There are a couple techniques used in this argument which are valuable tools for many functional equations of this sort, beyond just the usual messing around with various substitutions to figure out more and more values of the function.  First, we noticed that it looked like we were going to have $f(x)=x+1$, so we considered the function $g(x)=f(x)-1$ which should be just $x$.  The idea behind this is that it is probably easier to prove a function is the identity function than that a function is $x\mapsto x+1$.  And indeed, rewriting the functional equation in terms of $g$ revealed a nicer structure that made it very easy to go back and forth between the additive and multiplicative properties of $g$, to bootstrap from integers up to rational numbers.  In general, making substitutions like this which reduce your solution function to something simpler can often turn the functional equation into something that is easier to work with.

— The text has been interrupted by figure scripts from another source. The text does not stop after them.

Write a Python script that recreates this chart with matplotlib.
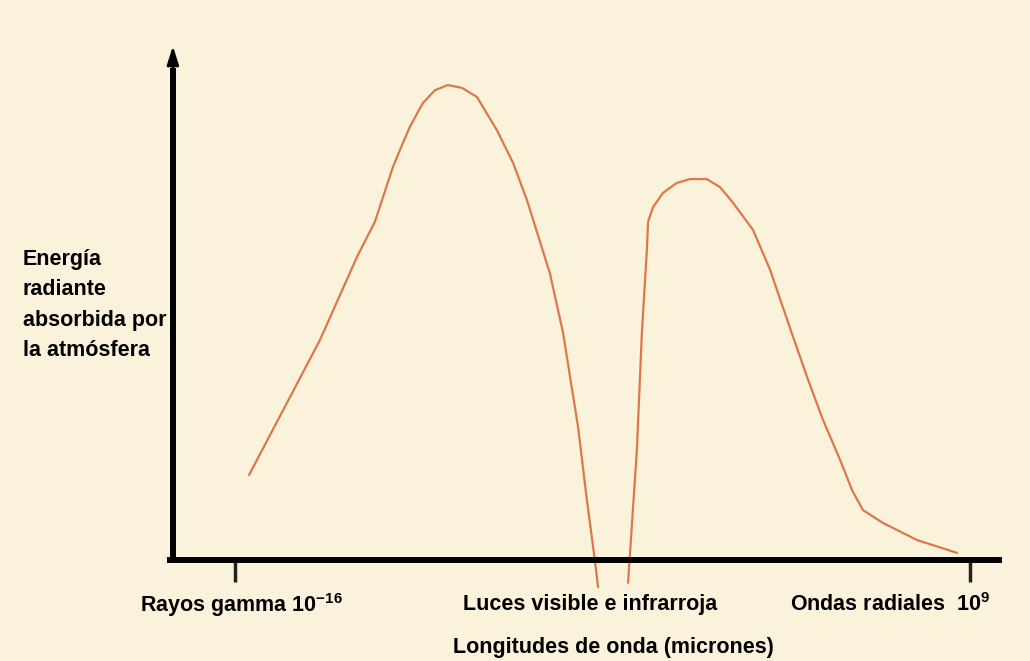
import matplotlib.pyplot as plt

plt.rcParams["font.family"] = ["Liberation Sans", "DejaVu Sans"]
plt.rcParams["mathtext.fontset"] = "custom"
plt.rcParams["mathtext.rm"] = "Liberation Sans:bold"
plt.rcParams["mathtext.it"] = "Liberation Sans:bold"
plt.rcParams["mathtext.bf"] = "Liberation Sans:bold"

# x = log10 of wavelength (microns), y = relative absorbed energy
x_short = [-15.52, -13.11, -11.85, -11.24, -10.63, -10.39, -10.05, -9.61,
           -9.20, -8.76, -8.28, -7.77, -7.09, -6.54, -6.07, -5.29, -4.84,
           -4.33, -4.03, -3.76, -3.65]
y_short = [17.9, 46.3, 63.8, 71.2, 82.7, 86.3, 91.2, 96.2,
           98.9, 100.0, 99.4, 97.5, 90.5, 83.6, 75.8, 60.4, 47.8,
           28.0, 12.6, 0.0, -5.7]

x_long = [-2.63, -2.33, -2.16, -1.99, -1.95, -1.78, -1.44, -0.97, -0.52,
          0.05, 0.50, 0.94, 1.62, 2.20, 2.88, 3.46, 4.00, 4.58, 4.99,
          5.36, 6.04, 7.20, 8.56]
y_long = [-4.8, 23.2, 47.8, 65.3, 71.2, 74.3, 77.3, 79.4, 80.2,
          80.2, 78.5, 75.2, 69.5, 61.1, 48.8, 38.5, 29.5, 21.1, 14.7,
          10.5, 7.8, 4.2, 1.5]

tick_pos = [-16, 9]
y_axis_at = -18.11

bg = "#FBF2DC"
curve_col = "#DC784A"

fig = plt.figure(figsize=(10.3, 6.61), dpi=100, facecolor=bg)
ax = fig.add_axes([0, 0, 1, 1], facecolor=bg)
ax.set_xlim(-23.99, 11.04)
ax.set_ylim(-21.26, 117.9)

ax.plot(x_short, y_short, color=curve_col, lw=1.6,
        solid_capstyle="round", solid_joinstyle="round")
ax.plot(x_long, y_long, color=curve_col, lw=1.6,
        solid_capstyle="round", solid_joinstyle="round")

# axes drawn as spines
for s in ["top", "right"]:
    ax.spines[s].set_visible(False)
ax.spines["left"].set_position(("data", y_axis_at))
ax.spines["bottom"].set_position(("data", 0))
ax.spines["left"].set_bounds(0, 103)
ax.spines["bottom"].set_bounds(y_axis_at - 0.1, 10.0)
for s in ["left", "bottom"]:
    ax.spines[s].set_linewidth(4.3)
    ax.spines[s].set_color("black")
ax.annotate("", xy=(y_axis_at, 108.2), xytext=(y_axis_at, 101),
            arrowprops=dict(arrowstyle="-|>,head_length=1.1,head_width=0.35",
                            color="black", lw=2, shrinkA=0, shrinkB=0))

ax.set_xticks(tick_pos)
ax.set_yticks([])
ax.tick_params(axis="x", direction="out", length=16, width=2.5,
               color="#222222", labelbottom=False)

fs = 15.5
ax.text(0.234, 0.085, "Rayos gamma 10$^{-16}$", transform=ax.transAxes,
        ha="center", va="center", fontsize=fs, fontweight="bold")
ax.text(0.573, 0.085, "Luces visible e infrarroja", transform=ax.transAxes,
        ha="center", va="center", fontsize=fs, fontweight="bold")
ax.text(0.864, 0.085, "Ondas radiales  10$^{9}$", transform=ax.transAxes,
        ha="center", va="center", fontsize=fs, fontweight="bold")
ax.text(0.596, 0.02, "Longitudes de onda (micrones)", transform=ax.transAxes,
        ha="center", va="center", fontsize=fs, fontweight="bold")
ax.text(0.022, 0.624, "Energía\nradiante\nabsorbida por\nla atmósfera",
        transform=ax.transAxes, ha="left", va="top", fontsize=fs,
        fontweight="bold", linespacing=1.6)

plt.savefig("out.png", dpi=100, facecolor=bg)
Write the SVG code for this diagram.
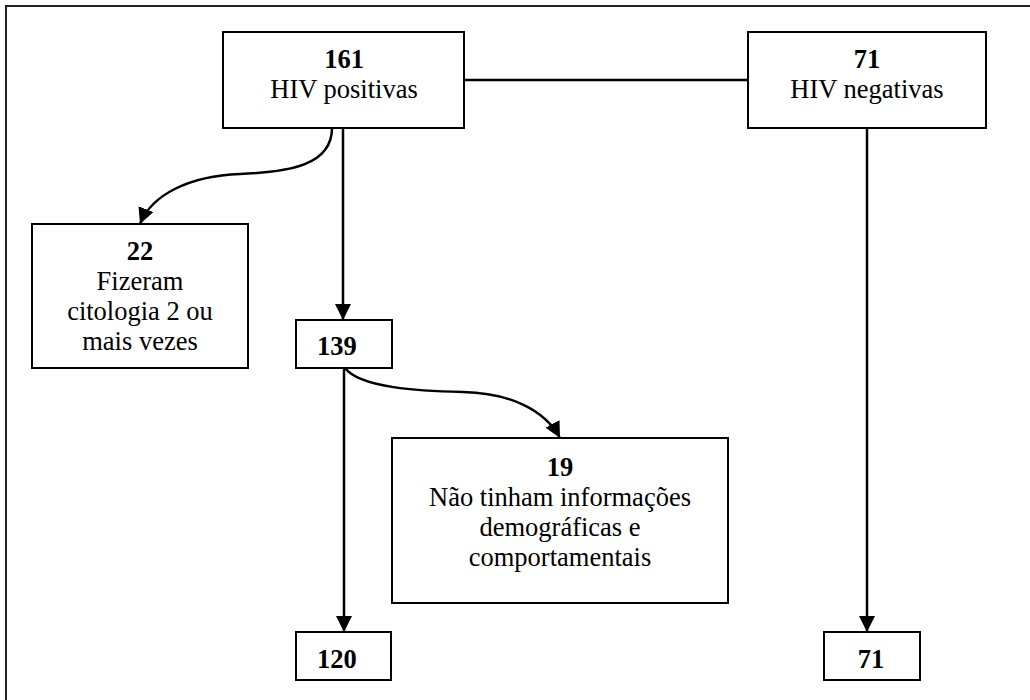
<svg xmlns="http://www.w3.org/2000/svg" width="1030" height="700" viewBox="0 0 1030 700">
<style>
.box{fill:#fff;stroke:#000;stroke-width:2}
.t{font-family:"Liberation Serif","Times New Roman",serif;font-size:26.5px;fill:#000}
.c{text-anchor:middle}
.b{font-weight:bold}
.con{fill:none;stroke:#000;stroke-width:2.5}
</style>
<defs>
<marker id="ah" markerUnits="userSpaceOnUse" markerWidth="16" markerHeight="16" viewBox="0 0 16 16" refX="16" refY="8" orient="auto">
<path d="M0,0 L16,8 L0,16 Z" fill="#000"/>
</marker>
</defs>
<rect x="6" y="6" width="1040" height="710" fill="#fff" stroke="#222" stroke-width="2"/>
<g id="connectors">
<line class="con" x1="464" y1="80" x2="748" y2="80"/>
<line class="con" x1="343" y1="128" x2="343" y2="320" marker-end="url(#ah)"/>
<path class="con" d="M332,128 C332,165 290,172 240,174 C190,176 152,194 140,224" marker-end="url(#ah)"/>
<line class="con" x1="344" y1="368" x2="344" y2="632" marker-end="url(#ah)"/>
<path class="con" d="M345,368 C360,388 420,391 463,392 C510,393 545,410 560,438" marker-end="url(#ah)"/>
<line class="con" x1="867" y1="128" x2="867" y2="632" marker-end="url(#ah)"/>
</g>
<g id="n161">
<rect class="box" x="223" y="32" width="241" height="96"/>
<text class="t c b" x="344" y="68">161</text>
<text class="t c" x="344" y="98">HIV positivas</text>
</g>
<g id="n71top">
<rect class="box" x="748" y="32" width="238" height="96"/>
<text class="t c b" x="867" y="68">71</text>
<text class="t c" x="867" y="98">HIV negativas</text>
</g>
<g id="n22">
<rect class="box" x="32" y="224" width="216" height="144"/>
<text class="t c b" x="140" y="260">22</text>
<text class="t c" x="140" y="290">Fizeram</text>
<text class="t c" x="140" y="320">citologia 2 ou</text>
<text class="t c" x="140" y="350">mais vezes</text>
</g>
<g id="n139">
<rect class="box" x="296" y="320" width="96" height="48"/>
<text class="t b" x="317" y="355">139</text>
</g>
<g id="n19">
<rect class="box" x="392" y="438" width="336" height="165"/>
<text class="t c b" x="560" y="476">19</text>
<text class="t c" x="560" y="506">Não tinham informações</text>
<text class="t c" x="560" y="536">demográficas e</text>
<text class="t c" x="560" y="566">comportamentais</text>
</g>
<g id="n120">
<rect class="box" x="296" y="632" width="95" height="48"/>
<text class="t b" x="317" y="668">120</text>
</g>
<g id="n71bottom">
<rect class="box" x="824" y="632" width="96" height="48"/>
<text class="t c b" x="871" y="668">71</text>
</g>
</svg>
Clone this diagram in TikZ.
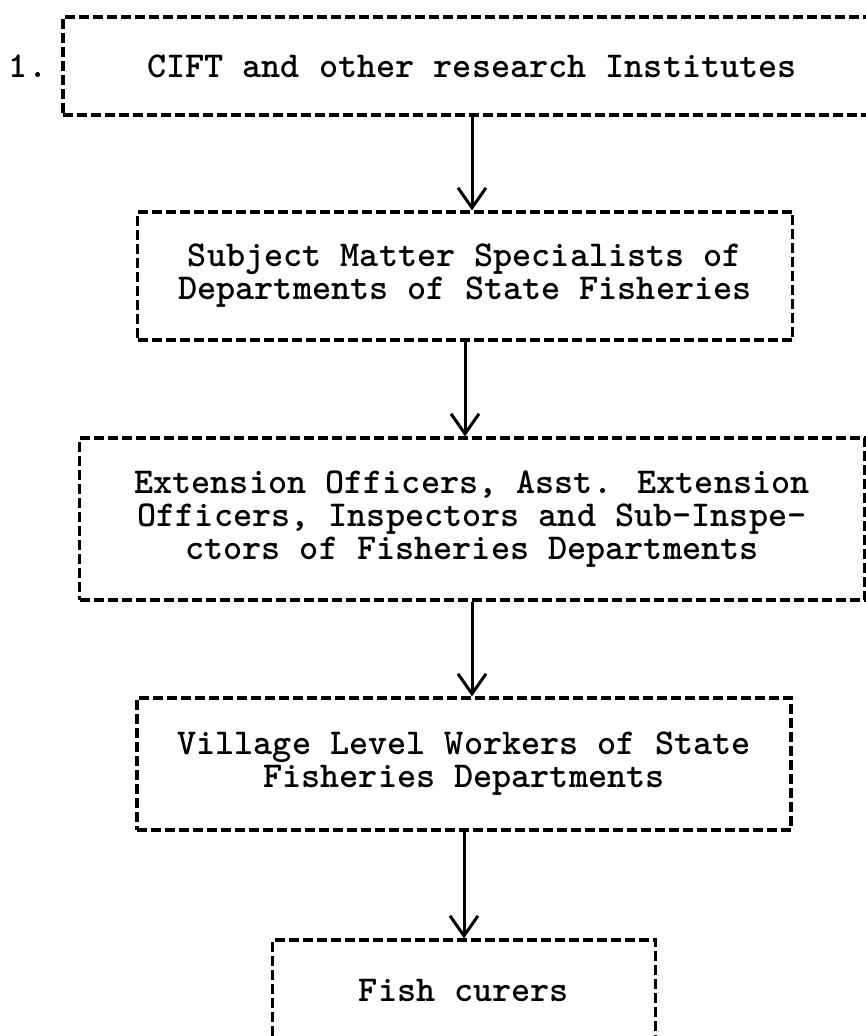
\documentclass[tikz,border=0pt]{standalone}
\usepackage{fontspec}
\usetikzlibrary{arrows.meta}

\begin{document}
\begin{tikzpicture}[x=1pt, y=-1pt, every node/.style={font=\ttfamily\bfseries\fontsize{36.4}{33}\selectfont}, box/.style={draw, dash pattern=on 10pt off 4pt, line width=3.2pt, align=center, inner sep=0pt}, arrow/.style={-{Straight Barb[length=20pt,width=28pt]}, line width=3pt}]
\useasboundingbox (0,0) rectangle (866,1036);
\clip (0,0) rectangle (866,1036);
\node (num) at (28,66) {1.};
\node[box, minimum width=818pt, minimum height=98pt] (inst) at (472,66) {CIFT and other research Institutes};
\node[box, minimum width=655pt, minimum height=128pt] (sms) at (465,276) {Subject Matter Specialists of\\Departments of State Fisheries};
\node[box, minimum width=785pt, minimum height=162pt] (ext) at (472,519) {Extension Officers, Asst. Extension\\Officers, Inspectors and Sub-Inspe-\\ctors of Fisheries Departments};
\node[box, minimum width=654pt, minimum height=132pt] (vlw) at (464,764) {Village Level Workers of State\\Fisheries Departments};
\node[box, minimum width=383pt, minimum height=100pt] (curers) at (464,990) {Fish curers};
\draw[arrow] (inst.south) -- (inst.south |- sms.north); \draw[arrow] (sms.south) -- (sms.south |- ext.north); \draw[arrow] (ext.south) -- (ext.south |- vlw.north); \draw[arrow] (vlw.south) -- (vlw.south |- curers.north);
\end{tikzpicture}
\end{document}
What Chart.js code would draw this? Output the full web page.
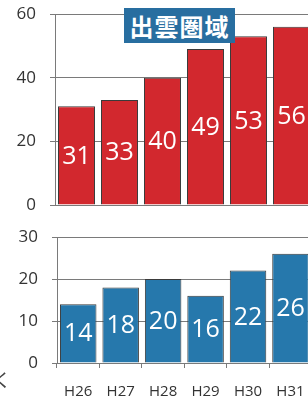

Second, at the end we had control over $g(q)$ for rational $q$ but wanted to get control for all real values.  Moreover, our functional equation only involves outputs of our function, not the inputs, and so we will never be able to use it to directly algebraically express $g(x)$ in terms of $x$ for arbitrary $x\in\mathbb{R}$ (we can only express it in terms of other values of $g$).  In the absence of anything like a continuity assumption, this means we're probably going to need to somehow use the ordering of the real numbers, since we can determine a real number in terms of which rational numbers are on each side of it.  And given that our functional equation uses only algebraic operations, the only way we have to access the ordering is by using the fact that a real number is nonnegative iff it is a square.  So, this suggests we should investigate things like $g(x^2)$ or values of $g$ which we can write as squares to deduce they are nonnegative.